TO BE DONE: Retype, word for word, the lines between the ones holding "Recreate this image" and "const gap = (step - 2 * barW) / 2;", inclusive; pictures stay out of the copy.

GIVEN DATA:
————————

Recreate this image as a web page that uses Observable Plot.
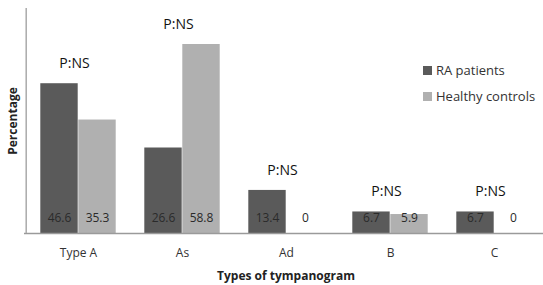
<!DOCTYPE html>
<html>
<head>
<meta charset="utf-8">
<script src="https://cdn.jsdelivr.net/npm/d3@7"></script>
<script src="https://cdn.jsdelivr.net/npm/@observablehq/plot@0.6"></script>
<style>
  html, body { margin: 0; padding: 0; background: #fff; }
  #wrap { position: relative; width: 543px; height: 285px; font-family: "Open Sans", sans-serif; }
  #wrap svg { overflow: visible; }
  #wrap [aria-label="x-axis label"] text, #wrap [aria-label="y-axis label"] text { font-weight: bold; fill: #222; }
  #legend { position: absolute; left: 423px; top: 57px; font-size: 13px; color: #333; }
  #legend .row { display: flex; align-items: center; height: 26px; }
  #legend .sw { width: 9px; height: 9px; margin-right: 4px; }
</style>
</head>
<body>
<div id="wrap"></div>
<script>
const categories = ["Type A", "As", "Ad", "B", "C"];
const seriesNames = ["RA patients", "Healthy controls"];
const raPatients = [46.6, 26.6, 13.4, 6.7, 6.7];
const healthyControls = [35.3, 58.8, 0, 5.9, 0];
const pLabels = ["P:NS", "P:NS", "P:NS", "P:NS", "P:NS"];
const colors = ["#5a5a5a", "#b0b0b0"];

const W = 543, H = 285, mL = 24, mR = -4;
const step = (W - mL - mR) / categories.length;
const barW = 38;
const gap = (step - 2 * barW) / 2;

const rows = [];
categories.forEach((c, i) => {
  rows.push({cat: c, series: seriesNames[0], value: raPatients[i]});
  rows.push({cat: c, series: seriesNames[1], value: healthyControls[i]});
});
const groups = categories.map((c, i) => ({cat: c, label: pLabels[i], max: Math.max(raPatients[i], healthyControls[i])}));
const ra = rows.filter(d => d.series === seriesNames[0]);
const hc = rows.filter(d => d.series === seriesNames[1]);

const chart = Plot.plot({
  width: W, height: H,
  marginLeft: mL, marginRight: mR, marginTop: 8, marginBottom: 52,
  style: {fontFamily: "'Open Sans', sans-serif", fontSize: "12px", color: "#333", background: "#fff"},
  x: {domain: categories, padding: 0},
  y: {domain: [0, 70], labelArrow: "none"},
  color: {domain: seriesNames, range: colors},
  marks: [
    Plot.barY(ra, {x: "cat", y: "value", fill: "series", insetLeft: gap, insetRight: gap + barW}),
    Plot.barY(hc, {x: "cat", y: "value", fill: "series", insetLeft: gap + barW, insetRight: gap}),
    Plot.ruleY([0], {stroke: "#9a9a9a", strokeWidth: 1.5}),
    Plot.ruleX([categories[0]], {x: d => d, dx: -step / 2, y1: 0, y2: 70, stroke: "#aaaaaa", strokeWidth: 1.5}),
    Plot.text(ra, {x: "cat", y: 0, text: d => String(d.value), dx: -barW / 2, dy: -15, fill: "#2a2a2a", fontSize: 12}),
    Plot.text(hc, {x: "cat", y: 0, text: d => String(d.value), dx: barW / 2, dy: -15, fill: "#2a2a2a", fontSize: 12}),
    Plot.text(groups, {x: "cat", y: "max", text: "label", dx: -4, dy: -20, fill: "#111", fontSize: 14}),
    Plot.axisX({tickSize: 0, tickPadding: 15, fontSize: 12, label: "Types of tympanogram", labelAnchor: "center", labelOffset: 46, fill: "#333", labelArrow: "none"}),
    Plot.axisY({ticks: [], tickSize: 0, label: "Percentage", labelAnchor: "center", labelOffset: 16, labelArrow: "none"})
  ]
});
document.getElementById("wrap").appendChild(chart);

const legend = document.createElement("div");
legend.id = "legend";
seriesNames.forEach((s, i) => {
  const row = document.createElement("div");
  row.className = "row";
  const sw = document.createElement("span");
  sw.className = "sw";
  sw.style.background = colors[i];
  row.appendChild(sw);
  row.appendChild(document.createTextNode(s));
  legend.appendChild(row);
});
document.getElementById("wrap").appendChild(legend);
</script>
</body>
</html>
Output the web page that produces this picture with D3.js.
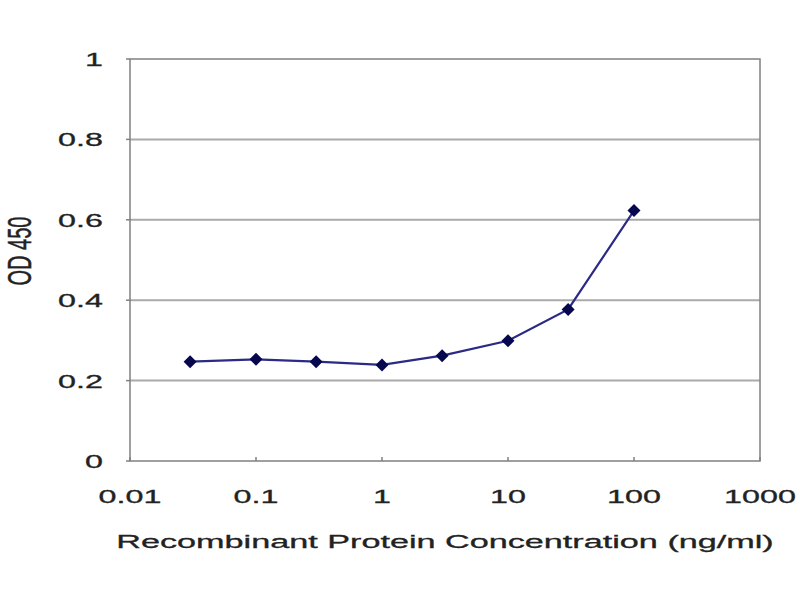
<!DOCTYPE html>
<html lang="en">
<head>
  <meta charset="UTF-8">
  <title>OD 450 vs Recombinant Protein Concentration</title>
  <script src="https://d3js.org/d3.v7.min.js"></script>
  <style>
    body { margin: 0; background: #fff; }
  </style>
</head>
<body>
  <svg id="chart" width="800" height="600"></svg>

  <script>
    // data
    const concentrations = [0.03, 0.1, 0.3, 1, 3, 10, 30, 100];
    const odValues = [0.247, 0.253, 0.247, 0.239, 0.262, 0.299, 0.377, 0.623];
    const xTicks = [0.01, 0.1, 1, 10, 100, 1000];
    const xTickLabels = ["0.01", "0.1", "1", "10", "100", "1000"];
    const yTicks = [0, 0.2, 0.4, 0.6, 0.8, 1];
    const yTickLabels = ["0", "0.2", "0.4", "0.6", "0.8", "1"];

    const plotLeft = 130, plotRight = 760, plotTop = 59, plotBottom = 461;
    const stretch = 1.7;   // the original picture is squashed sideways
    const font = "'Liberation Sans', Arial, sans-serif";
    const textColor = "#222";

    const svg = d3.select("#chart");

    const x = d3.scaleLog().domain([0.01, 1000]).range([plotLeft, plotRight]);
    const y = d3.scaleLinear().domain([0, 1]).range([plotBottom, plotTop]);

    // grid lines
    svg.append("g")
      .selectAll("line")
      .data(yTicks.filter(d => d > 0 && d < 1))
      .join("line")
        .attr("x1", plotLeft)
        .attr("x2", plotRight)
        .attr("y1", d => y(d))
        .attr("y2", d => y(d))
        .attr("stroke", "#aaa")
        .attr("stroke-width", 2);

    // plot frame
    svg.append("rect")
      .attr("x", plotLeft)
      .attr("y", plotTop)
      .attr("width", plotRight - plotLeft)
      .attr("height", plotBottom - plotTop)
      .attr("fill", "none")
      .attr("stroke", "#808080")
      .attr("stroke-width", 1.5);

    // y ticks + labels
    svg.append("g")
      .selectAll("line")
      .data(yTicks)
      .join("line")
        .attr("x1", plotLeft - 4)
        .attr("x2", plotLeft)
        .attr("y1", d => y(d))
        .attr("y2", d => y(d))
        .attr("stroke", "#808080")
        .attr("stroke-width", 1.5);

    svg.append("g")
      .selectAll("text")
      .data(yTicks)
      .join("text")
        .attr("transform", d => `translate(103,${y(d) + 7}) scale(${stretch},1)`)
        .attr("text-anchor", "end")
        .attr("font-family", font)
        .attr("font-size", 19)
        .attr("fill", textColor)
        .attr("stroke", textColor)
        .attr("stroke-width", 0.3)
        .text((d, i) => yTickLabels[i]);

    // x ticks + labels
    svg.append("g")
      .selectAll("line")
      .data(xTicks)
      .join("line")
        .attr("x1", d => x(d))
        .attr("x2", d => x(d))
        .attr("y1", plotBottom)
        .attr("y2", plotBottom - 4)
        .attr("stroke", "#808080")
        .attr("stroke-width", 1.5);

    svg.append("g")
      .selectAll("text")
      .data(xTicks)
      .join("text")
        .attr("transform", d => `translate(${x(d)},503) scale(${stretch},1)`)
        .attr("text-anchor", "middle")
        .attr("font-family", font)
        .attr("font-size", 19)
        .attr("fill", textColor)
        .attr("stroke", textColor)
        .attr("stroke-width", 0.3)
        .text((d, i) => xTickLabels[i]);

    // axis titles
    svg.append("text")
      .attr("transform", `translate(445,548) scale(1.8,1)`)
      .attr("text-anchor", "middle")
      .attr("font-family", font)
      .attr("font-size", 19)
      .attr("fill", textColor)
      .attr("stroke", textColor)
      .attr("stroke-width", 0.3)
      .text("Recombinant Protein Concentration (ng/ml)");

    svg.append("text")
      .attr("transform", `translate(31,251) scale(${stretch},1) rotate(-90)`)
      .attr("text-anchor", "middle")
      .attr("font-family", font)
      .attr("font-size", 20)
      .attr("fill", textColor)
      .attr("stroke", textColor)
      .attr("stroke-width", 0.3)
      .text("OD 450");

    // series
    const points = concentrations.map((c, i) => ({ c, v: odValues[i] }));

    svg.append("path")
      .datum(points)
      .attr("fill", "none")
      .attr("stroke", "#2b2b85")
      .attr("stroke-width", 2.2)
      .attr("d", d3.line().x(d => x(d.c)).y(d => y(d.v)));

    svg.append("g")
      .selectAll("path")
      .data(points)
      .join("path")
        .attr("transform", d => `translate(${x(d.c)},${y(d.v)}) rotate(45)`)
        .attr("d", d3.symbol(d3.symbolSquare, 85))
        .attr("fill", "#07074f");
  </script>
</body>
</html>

————————

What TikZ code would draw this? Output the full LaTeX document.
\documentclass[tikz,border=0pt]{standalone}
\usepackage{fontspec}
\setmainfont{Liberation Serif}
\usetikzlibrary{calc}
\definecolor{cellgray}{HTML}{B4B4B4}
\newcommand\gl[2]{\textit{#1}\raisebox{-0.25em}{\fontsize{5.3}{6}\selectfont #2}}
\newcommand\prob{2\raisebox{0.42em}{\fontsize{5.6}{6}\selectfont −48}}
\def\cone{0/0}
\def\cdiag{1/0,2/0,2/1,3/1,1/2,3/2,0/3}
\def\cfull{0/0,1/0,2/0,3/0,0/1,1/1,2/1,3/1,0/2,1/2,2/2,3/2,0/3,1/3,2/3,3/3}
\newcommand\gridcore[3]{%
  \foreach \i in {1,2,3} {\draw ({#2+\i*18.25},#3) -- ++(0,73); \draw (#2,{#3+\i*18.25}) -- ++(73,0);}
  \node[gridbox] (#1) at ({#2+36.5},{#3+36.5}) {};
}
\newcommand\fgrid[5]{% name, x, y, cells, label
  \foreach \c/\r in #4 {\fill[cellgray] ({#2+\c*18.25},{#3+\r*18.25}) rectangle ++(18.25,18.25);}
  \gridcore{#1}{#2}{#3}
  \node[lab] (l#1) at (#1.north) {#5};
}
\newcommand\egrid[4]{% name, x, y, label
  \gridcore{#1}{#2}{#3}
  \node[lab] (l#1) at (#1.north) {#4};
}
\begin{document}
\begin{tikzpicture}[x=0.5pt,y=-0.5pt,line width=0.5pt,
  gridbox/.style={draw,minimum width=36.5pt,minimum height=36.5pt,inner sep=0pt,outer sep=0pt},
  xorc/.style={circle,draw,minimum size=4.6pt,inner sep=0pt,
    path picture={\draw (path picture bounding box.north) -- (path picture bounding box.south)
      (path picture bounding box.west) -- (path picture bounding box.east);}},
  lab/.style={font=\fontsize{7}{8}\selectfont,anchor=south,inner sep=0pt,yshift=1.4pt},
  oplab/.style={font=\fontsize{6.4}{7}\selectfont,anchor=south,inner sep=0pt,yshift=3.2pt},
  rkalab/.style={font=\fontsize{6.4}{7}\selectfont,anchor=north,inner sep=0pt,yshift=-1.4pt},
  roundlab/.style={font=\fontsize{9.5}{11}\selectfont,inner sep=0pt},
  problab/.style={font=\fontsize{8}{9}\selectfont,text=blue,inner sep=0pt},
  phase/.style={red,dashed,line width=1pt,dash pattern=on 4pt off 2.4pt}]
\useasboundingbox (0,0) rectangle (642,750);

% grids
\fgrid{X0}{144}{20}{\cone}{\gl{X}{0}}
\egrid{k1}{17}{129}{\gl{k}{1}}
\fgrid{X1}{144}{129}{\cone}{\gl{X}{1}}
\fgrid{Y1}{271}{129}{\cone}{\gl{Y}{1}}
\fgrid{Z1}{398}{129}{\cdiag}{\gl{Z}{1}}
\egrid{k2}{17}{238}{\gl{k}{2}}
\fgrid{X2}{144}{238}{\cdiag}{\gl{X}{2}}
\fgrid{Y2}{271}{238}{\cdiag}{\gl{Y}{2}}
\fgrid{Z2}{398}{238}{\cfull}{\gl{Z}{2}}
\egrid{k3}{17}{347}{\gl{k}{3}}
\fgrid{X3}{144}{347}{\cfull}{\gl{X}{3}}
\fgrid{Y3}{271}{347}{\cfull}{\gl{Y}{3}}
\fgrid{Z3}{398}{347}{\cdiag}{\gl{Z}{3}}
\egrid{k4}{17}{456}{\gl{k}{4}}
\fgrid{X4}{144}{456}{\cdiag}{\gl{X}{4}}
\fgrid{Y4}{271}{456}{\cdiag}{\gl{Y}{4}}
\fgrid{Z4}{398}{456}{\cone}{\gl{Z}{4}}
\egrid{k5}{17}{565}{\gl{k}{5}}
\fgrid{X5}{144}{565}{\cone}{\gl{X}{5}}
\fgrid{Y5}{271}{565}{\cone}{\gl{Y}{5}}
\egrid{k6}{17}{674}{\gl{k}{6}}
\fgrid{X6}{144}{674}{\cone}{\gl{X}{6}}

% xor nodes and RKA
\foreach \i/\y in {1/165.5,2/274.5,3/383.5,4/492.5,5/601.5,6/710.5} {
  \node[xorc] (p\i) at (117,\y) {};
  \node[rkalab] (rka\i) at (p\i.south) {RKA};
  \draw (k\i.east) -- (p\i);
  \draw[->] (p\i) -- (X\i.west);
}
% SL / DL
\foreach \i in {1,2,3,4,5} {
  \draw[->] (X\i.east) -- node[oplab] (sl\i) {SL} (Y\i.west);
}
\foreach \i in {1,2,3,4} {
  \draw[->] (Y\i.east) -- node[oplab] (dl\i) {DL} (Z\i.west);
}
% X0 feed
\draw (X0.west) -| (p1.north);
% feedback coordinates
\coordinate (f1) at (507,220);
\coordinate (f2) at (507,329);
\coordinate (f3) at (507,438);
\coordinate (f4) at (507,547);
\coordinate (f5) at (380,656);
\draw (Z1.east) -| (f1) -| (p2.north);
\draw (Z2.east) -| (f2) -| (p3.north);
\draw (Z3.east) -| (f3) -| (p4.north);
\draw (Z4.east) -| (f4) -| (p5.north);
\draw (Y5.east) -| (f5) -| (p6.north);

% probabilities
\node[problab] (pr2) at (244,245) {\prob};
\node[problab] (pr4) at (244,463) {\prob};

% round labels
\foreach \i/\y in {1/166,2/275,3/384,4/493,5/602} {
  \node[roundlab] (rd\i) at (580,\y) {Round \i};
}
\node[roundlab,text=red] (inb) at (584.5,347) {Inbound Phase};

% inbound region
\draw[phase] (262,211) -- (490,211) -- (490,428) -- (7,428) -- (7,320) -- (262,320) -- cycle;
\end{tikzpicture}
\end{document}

————————

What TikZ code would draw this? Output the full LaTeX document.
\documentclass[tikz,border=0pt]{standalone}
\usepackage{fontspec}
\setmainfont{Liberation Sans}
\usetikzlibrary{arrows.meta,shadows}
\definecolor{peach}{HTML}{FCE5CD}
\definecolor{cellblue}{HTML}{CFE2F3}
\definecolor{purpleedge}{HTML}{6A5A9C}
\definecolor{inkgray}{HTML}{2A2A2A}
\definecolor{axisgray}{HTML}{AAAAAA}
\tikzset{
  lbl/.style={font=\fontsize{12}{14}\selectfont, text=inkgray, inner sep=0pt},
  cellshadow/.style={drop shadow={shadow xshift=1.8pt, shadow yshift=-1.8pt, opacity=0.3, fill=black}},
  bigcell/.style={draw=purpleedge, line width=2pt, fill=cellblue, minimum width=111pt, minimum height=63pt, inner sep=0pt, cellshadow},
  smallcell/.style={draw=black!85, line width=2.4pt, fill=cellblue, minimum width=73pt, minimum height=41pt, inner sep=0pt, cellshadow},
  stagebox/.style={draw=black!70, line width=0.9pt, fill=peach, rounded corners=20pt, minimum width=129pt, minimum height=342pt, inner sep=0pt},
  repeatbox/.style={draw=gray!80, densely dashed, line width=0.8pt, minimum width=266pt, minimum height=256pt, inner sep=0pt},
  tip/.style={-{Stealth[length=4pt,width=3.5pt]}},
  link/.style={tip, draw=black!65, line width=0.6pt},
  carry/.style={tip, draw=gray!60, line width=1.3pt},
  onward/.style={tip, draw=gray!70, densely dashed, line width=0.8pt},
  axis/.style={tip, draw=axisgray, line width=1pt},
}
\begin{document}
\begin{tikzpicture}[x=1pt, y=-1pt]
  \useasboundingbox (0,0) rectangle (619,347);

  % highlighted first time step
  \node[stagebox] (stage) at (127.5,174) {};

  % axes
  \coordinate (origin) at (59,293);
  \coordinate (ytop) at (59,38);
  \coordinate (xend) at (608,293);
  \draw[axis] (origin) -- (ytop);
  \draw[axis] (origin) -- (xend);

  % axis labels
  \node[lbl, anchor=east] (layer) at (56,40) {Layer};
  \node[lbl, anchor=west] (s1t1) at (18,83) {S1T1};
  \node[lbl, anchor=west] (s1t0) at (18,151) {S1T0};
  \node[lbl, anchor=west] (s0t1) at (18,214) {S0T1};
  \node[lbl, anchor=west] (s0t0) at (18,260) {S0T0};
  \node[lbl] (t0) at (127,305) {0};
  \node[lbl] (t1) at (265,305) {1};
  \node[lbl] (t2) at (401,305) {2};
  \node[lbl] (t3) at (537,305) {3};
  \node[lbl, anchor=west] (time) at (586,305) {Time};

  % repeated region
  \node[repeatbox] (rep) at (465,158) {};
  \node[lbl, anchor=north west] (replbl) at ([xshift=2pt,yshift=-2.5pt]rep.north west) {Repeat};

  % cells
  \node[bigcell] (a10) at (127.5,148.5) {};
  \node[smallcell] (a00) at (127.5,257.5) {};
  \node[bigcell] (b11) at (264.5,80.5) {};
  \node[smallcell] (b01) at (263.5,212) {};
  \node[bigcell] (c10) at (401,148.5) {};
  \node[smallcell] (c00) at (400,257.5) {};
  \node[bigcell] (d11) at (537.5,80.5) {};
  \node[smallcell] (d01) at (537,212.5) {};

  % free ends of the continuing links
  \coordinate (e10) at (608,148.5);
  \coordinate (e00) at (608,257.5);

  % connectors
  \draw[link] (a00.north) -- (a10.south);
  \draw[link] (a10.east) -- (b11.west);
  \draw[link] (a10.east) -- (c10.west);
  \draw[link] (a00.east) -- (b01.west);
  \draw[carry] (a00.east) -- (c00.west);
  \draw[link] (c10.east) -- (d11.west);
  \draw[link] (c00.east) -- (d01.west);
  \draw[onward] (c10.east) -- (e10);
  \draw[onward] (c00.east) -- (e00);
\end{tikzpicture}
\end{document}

————————

ANSWER:
Recreate this image as a web page that uses Observable Plot.
<!DOCTYPE html>
<html>
<head>
<meta charset="utf-8">
<script src="https://cdn.jsdelivr.net/npm/d3@7"></script>
<script src="https://cdn.jsdelivr.net/npm/@observablehq/plot@0.6"></script>
<style>
  html, body { margin: 0; padding: 0; background: #fff; }
  #wrap { position: relative; width: 543px; height: 285px; font-family: "Open Sans", sans-serif; }
  #wrap svg { overflow: visible; }
  #wrap [aria-label="x-axis label"] text, #wrap [aria-label="y-axis label"] text { font-weight: bold; fill: #222; }
  #legend { position: absolute; left: 423px; top: 57px; font-size: 13px; color: #333; }
  #legend .row { display: flex; align-items: center; height: 26px; }
  #legend .sw { width: 9px; height: 9px; margin-right: 4px; }
</style>
</head>
<body>
<div id="wrap"></div>
<script>
const categories = ["Type A", "As", "Ad", "B", "C"];
const seriesNames = ["RA patients", "Healthy controls"];
const raPatients = [46.6, 26.6, 13.4, 6.7, 6.7];
const healthyControls = [35.3, 58.8, 0, 5.9, 0];
const pLabels = ["P:NS", "P:NS", "P:NS", "P:NS", "P:NS"];
const colors = ["#5a5a5a", "#b0b0b0"];

const W = 543, H = 285, mL = 24, mR = -4;
const step = (W - mL - mR) / categories.length;
const barW = 38;
const gap = (step - 2 * barW) / 2;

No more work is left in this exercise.